[AVAILABLE RECORDS start]
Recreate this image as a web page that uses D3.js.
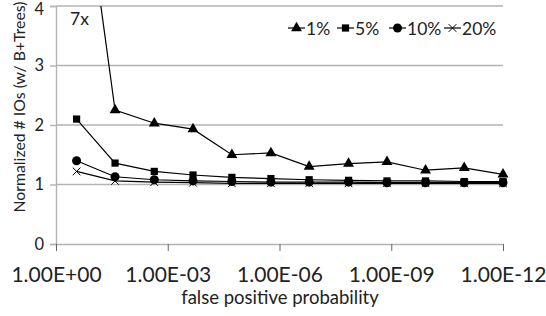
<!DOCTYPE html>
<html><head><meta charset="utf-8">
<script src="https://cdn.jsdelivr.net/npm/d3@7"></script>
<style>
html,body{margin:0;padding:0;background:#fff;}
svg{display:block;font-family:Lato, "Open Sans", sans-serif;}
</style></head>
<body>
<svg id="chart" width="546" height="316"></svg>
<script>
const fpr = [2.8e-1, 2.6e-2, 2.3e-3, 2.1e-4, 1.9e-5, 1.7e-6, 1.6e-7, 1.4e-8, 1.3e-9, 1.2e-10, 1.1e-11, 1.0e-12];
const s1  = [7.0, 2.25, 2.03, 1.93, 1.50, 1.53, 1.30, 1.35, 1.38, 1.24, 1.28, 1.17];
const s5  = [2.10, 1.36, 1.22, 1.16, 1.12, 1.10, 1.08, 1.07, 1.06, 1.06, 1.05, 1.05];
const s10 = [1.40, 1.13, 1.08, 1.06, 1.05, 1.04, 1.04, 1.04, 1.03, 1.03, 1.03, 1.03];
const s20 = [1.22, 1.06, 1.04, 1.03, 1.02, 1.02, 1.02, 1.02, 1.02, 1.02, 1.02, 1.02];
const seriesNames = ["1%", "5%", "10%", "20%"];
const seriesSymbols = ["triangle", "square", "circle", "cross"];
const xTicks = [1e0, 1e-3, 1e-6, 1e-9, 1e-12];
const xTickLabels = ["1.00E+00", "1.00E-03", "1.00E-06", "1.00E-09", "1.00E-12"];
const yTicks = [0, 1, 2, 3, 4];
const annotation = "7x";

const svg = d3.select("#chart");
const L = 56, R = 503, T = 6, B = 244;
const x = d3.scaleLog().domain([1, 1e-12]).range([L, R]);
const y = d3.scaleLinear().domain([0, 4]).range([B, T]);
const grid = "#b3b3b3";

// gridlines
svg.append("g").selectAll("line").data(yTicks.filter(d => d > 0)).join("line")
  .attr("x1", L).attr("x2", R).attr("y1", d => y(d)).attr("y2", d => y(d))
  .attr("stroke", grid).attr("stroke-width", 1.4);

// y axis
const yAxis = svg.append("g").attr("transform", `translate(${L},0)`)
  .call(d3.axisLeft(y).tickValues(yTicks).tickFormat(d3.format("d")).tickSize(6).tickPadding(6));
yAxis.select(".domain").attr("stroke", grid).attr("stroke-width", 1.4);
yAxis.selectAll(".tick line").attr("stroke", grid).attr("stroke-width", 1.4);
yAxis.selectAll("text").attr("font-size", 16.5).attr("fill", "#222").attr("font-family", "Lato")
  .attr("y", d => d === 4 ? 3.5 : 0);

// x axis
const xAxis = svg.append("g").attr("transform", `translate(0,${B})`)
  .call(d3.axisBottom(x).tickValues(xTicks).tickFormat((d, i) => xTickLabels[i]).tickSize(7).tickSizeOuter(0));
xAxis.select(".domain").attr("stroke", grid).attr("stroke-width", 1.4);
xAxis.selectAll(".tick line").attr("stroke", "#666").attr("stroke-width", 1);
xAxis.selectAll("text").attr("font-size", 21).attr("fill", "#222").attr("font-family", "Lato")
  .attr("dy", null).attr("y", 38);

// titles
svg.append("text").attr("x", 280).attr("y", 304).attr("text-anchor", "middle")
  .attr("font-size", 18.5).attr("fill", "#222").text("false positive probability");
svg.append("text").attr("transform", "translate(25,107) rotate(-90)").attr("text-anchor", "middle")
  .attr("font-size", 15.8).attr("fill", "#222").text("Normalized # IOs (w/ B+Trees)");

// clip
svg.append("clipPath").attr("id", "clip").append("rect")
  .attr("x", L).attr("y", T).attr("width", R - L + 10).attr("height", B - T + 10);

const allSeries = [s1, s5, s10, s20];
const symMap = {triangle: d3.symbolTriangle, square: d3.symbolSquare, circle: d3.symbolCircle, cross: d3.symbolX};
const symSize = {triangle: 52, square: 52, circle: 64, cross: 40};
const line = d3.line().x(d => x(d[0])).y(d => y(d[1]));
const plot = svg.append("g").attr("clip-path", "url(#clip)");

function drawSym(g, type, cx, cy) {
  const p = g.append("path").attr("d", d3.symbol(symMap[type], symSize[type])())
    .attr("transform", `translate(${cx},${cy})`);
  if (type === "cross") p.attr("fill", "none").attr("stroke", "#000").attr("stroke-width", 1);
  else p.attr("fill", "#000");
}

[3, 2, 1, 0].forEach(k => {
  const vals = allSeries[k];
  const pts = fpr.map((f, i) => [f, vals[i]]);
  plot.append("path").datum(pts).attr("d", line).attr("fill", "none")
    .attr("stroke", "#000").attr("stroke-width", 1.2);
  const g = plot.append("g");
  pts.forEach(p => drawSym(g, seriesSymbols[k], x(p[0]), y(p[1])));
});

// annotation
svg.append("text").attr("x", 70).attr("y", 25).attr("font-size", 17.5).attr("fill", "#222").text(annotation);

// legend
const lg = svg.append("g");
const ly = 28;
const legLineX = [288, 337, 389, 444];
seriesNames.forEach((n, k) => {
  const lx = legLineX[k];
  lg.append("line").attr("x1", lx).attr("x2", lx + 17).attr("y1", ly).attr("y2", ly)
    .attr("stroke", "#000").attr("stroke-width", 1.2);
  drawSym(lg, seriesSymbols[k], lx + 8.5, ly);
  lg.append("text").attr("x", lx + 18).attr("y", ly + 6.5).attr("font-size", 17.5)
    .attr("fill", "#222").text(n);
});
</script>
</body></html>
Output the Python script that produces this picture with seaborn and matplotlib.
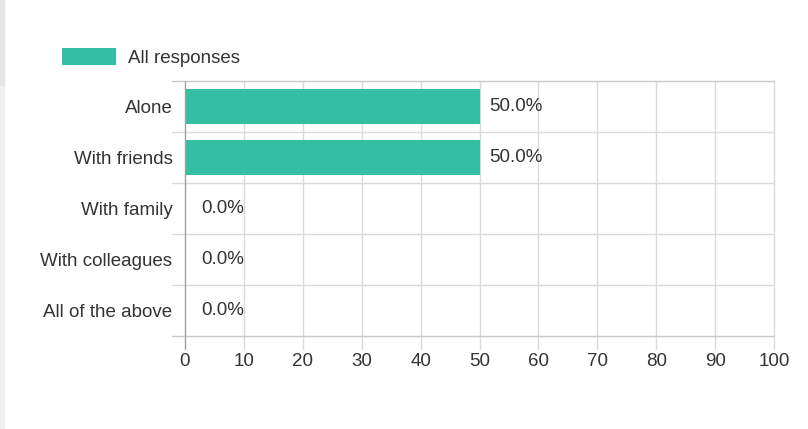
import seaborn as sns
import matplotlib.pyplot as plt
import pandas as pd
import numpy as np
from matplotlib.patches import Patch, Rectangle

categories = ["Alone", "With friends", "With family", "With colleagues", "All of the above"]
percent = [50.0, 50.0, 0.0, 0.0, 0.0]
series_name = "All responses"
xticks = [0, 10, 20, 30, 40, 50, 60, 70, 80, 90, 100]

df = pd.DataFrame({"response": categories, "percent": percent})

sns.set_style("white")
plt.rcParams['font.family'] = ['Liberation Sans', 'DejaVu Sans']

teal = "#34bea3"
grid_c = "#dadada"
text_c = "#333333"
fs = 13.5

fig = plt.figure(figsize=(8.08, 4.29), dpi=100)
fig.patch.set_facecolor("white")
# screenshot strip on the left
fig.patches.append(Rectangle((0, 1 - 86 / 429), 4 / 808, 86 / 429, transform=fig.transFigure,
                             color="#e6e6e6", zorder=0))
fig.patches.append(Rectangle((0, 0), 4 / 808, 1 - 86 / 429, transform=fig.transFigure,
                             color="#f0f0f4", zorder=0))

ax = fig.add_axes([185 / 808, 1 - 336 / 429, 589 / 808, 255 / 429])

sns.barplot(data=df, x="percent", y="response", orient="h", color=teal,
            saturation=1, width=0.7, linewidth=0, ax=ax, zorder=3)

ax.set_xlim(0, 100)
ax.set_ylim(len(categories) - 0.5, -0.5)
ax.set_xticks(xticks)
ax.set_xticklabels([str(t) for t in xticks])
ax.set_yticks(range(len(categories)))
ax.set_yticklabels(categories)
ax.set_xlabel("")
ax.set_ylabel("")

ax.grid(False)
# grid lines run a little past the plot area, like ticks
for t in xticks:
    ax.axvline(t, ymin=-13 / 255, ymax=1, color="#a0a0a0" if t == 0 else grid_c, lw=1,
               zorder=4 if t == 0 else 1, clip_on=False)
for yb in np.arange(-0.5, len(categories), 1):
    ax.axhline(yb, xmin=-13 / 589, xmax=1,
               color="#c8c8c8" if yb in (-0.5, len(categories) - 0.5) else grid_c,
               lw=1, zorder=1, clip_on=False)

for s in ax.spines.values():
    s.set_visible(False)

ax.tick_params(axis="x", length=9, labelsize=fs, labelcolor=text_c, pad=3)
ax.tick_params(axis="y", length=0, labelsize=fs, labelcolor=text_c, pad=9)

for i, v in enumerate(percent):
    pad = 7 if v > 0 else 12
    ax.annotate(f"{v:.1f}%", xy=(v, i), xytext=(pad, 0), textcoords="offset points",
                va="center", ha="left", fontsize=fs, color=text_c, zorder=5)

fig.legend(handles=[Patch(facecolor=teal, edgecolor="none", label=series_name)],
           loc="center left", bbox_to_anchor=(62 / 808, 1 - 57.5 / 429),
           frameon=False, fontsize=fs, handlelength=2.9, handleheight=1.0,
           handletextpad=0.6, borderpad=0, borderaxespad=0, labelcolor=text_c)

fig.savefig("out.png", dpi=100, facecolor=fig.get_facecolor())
[AVAILABLE RECORDS end]
**TASK PROMPT:** What count of lines in the listing contain the word "script"? Reply with the number only.

**THE ANSWER:** 4